— START —

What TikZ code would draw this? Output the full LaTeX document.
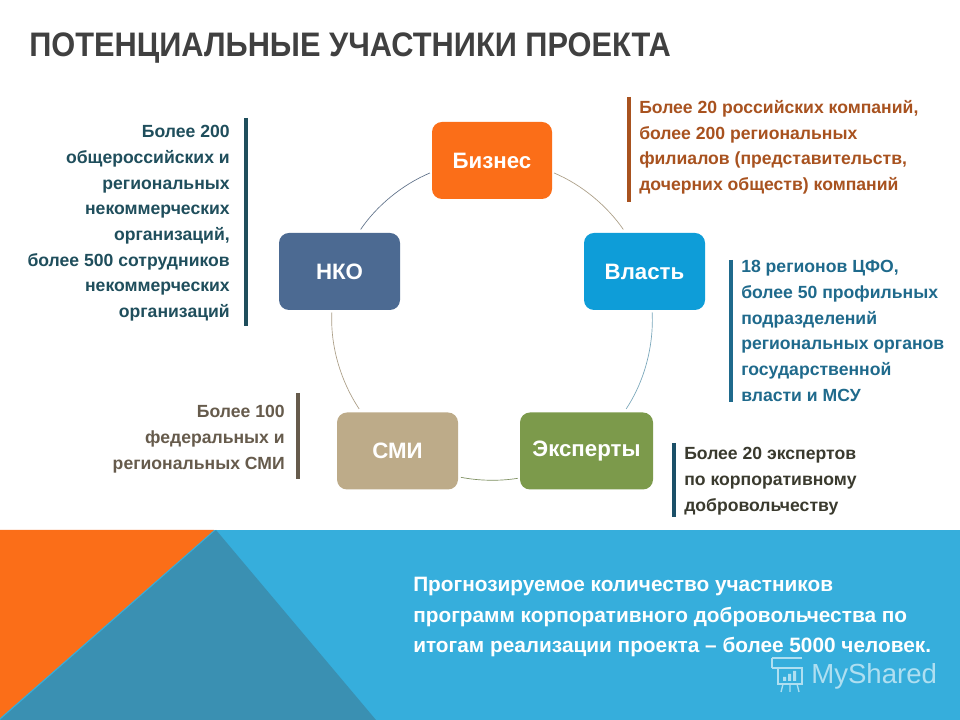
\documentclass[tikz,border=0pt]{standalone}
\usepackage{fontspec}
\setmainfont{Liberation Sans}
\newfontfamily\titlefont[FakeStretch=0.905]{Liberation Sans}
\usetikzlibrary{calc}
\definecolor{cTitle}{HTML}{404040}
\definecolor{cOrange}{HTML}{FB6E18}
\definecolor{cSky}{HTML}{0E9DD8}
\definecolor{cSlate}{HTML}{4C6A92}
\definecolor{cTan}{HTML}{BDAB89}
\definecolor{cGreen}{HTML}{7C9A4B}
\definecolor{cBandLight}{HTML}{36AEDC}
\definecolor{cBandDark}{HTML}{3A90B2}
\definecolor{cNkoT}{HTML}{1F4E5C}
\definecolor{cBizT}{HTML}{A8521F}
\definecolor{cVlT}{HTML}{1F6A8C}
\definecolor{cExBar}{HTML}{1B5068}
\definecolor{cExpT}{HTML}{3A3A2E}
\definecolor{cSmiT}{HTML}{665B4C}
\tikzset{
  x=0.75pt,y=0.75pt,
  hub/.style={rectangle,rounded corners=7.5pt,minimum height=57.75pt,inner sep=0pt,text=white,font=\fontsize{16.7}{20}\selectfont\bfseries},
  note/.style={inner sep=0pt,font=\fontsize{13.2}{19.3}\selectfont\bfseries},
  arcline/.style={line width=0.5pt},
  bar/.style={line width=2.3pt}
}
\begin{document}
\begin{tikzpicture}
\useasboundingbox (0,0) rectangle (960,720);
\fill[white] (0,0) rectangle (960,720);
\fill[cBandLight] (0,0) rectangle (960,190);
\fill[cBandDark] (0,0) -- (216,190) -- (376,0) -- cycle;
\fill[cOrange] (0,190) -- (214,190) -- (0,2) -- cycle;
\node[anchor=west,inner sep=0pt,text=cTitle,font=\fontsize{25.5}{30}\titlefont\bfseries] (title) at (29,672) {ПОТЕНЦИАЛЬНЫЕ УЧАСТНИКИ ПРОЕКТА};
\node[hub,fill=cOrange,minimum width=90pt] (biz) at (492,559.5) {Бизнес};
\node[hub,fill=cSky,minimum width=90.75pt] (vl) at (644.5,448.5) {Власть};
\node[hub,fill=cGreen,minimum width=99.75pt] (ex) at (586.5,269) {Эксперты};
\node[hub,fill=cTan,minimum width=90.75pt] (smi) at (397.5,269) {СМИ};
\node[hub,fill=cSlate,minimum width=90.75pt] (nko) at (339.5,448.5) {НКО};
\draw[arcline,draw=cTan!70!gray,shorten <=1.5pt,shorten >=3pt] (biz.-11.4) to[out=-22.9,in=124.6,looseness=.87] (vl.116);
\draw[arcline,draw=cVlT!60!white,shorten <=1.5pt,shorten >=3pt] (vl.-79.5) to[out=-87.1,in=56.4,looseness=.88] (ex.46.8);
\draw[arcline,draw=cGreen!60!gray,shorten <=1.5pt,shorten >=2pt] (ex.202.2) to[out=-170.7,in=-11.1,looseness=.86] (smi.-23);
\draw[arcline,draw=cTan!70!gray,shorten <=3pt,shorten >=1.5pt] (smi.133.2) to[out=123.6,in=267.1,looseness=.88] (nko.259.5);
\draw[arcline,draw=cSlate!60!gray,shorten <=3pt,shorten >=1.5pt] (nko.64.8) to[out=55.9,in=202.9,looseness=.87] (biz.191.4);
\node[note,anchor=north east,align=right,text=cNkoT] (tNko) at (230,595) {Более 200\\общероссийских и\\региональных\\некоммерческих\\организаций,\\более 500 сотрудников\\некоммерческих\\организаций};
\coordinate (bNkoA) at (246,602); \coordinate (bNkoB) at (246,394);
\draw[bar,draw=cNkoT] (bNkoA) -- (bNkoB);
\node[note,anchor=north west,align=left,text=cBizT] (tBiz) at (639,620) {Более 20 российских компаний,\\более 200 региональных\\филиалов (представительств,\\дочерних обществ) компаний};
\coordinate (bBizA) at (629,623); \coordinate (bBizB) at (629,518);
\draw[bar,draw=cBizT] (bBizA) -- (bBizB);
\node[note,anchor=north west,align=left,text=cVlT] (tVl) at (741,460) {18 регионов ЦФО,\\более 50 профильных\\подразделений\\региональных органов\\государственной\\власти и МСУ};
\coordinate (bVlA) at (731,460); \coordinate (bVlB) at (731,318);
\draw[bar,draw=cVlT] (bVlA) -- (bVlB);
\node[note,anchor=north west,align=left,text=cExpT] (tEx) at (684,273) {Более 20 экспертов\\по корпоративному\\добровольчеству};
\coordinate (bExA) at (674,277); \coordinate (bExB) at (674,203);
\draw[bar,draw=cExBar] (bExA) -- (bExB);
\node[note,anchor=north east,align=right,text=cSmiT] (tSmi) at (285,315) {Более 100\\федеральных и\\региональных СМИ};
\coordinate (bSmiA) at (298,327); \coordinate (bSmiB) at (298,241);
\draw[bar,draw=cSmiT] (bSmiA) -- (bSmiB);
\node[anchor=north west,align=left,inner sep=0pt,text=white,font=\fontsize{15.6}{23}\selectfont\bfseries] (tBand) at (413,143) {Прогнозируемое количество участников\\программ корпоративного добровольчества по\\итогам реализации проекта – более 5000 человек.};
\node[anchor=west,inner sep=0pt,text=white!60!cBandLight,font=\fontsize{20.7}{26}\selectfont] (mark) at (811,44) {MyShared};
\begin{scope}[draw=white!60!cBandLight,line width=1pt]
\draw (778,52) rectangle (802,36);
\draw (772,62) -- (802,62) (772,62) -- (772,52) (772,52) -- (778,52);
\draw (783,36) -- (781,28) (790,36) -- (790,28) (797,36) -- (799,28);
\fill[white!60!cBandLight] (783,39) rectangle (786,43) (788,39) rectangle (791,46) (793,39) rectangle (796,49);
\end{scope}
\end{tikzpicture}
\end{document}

— END —

● The exercise
The material above must be printed exactly, with its pictures left out.

● Solution below
What TikZ code would draw this? Output the full LaTeX document.
\documentclass[tikz,border=0pt]{standalone}
\usepackage{fontspec}
\setmainfont{Liberation Sans}
\newfontfamily\titlefont[FakeStretch=0.905]{Liberation Sans}
\usetikzlibrary{calc}
\definecolor{cTitle}{HTML}{404040}
\definecolor{cOrange}{HTML}{FB6E18}
\definecolor{cSky}{HTML}{0E9DD8}
\definecolor{cSlate}{HTML}{4C6A92}
\definecolor{cTan}{HTML}{BDAB89}
\definecolor{cGreen}{HTML}{7C9A4B}
\definecolor{cBandLight}{HTML}{36AEDC}
\definecolor{cBandDark}{HTML}{3A90B2}
\definecolor{cNkoT}{HTML}{1F4E5C}
\definecolor{cBizT}{HTML}{A8521F}
\definecolor{cVlT}{HTML}{1F6A8C}
\definecolor{cExBar}{HTML}{1B5068}
\definecolor{cExpT}{HTML}{3A3A2E}
\definecolor{cSmiT}{HTML}{665B4C}
\tikzset{
  x=0.75pt,y=0.75pt,
  hub/.style={rectangle,rounded corners=7.5pt,minimum height=57.75pt,inner sep=0pt,text=white,font=\fontsize{16.7}{20}\selectfont\bfseries},
  note/.style={inner sep=0pt,font=\fontsize{13.2}{19.3}\selectfont\bfseries},
  arcline/.style={line width=0.5pt},
  bar/.style={line width=2.3pt}
}
\begin{document}
\begin{tikzpicture}
\useasboundingbox (0,0) rectangle (960,720);
\fill[white] (0,0) rectangle (960,720);
\fill[cBandLight] (0,0) rectangle (960,190);
\fill[cBandDark] (0,0) -- (216,190) -- (376,0) -- cycle;
\fill[cOrange] (0,190) -- (214,190) -- (0,2) -- cycle;
\node[anchor=west,inner sep=0pt,text=cTitle,font=\fontsize{25.5}{30}\titlefont\bfseries] (title) at (29,672) {ПОТЕНЦИАЛЬНЫЕ УЧАСТНИКИ ПРОЕКТА};
\node[hub,fill=cOrange,minimum width=90pt] (biz) at (492,559.5) {Бизнес};
\node[hub,fill=cSky,minimum width=90.75pt] (vl) at (644.5,448.5) {Власть};
\node[hub,fill=cGreen,minimum width=99.75pt] (ex) at (586.5,269) {Эксперты};
\node[hub,fill=cTan,minimum width=90.75pt] (smi) at (397.5,269) {СМИ};
\node[hub,fill=cSlate,minimum width=90.75pt] (nko) at (339.5,448.5) {НКО};
\draw[arcline,draw=cTan!70!gray,shorten <=1.5pt,shorten >=3pt] (biz.-11.4) to[out=-22.9,in=124.6,looseness=.87] (vl.116);
\draw[arcline,draw=cVlT!60!white,shorten <=1.5pt,shorten >=3pt] (vl.-79.5) to[out=-87.1,in=56.4,looseness=.88] (ex.46.8);
\draw[arcline,draw=cGreen!60!gray,shorten <=1.5pt,shorten >=2pt] (ex.202.2) to[out=-170.7,in=-11.1,looseness=.86] (smi.-23);
\draw[arcline,draw=cTan!70!gray,shorten <=3pt,shorten >=1.5pt] (smi.133.2) to[out=123.6,in=267.1,looseness=.88] (nko.259.5);
\draw[arcline,draw=cSlate!60!gray,shorten <=3pt,shorten >=1.5pt] (nko.64.8) to[out=55.9,in=202.9,looseness=.87] (biz.191.4);
\node[note,anchor=north east,align=right,text=cNkoT] (tNko) at (230,595) {Более 200\\общероссийских и\\региональных\\некоммерческих\\организаций,\\более 500 сотрудников\\некоммерческих\\организаций};
\coordinate (bNkoA) at (246,602); \coordinate (bNkoB) at (246,394);
\draw[bar,draw=cNkoT] (bNkoA) -- (bNkoB);
\node[note,anchor=north west,align=left,text=cBizT] (tBiz) at (639,620) {Более 20 российских компаний,\\более 200 региональных\\филиалов (представительств,\\дочерних обществ) компаний};
\coordinate (bBizA) at (629,623); \coordinate (bBizB) at (629,518);
\draw[bar,draw=cBizT] (bBizA) -- (bBizB);
\node[note,anchor=north west,align=left,text=cVlT] (tVl) at (741,460) {18 регионов ЦФО,\\более 50 профильных\\подразделений\\региональных органов\\государственной\\власти и МСУ};
\coordinate (bVlA) at (731,460); \coordinate (bVlB) at (731,318);
\draw[bar,draw=cVlT] (bVlA) -- (bVlB);
\node[note,anchor=north west,align=left,text=cExpT] (tEx) at (684,273) {Более 20 экспертов\\по корпоративному\\добровольчеству};
\coordinate (bExA) at (674,277); \coordinate (bExB) at (674,203);
\draw[bar,draw=cExBar] (bExA) -- (bExB);
\node[note,anchor=north east,align=right,text=cSmiT] (tSmi) at (285,315) {Более 100\\федеральных и\\региональных СМИ};
\coordinate (bSmiA) at (298,327); \coordinate (bSmiB) at (298,241);
\draw[bar,draw=cSmiT] (bSmiA) -- (bSmiB);
\node[anchor=north west,align=left,inner sep=0pt,text=white,font=\fontsize{15.6}{23}\selectfont\bfseries] (tBand) at (413,143) {Прогнозируемое количество участников\\программ корпоративного добровольчества по\\итогам реализации проекта – более 5000 человек.};
\node[anchor=west,inner sep=0pt,text=white!60!cBandLight,font=\fontsize{20.7}{26}\selectfont] (mark) at (811,44) {MyShared};
\begin{scope}[draw=white!60!cBandLight,line width=1pt]
\draw (778,52) rectangle (802,36);
\draw (772,62) -- (802,62) (772,62) -- (772,52) (772,52) -- (778,52);
\draw (783,36) -- (781,28) (790,36) -- (790,28) (797,36) -- (799,28);
\fill[white!60!cBandLight] (783,39) rectangle (786,43) (788,39) rectangle (791,46) (793,39) rectangle (796,49);
\end{scope}
\end{tikzpicture}
\end{document}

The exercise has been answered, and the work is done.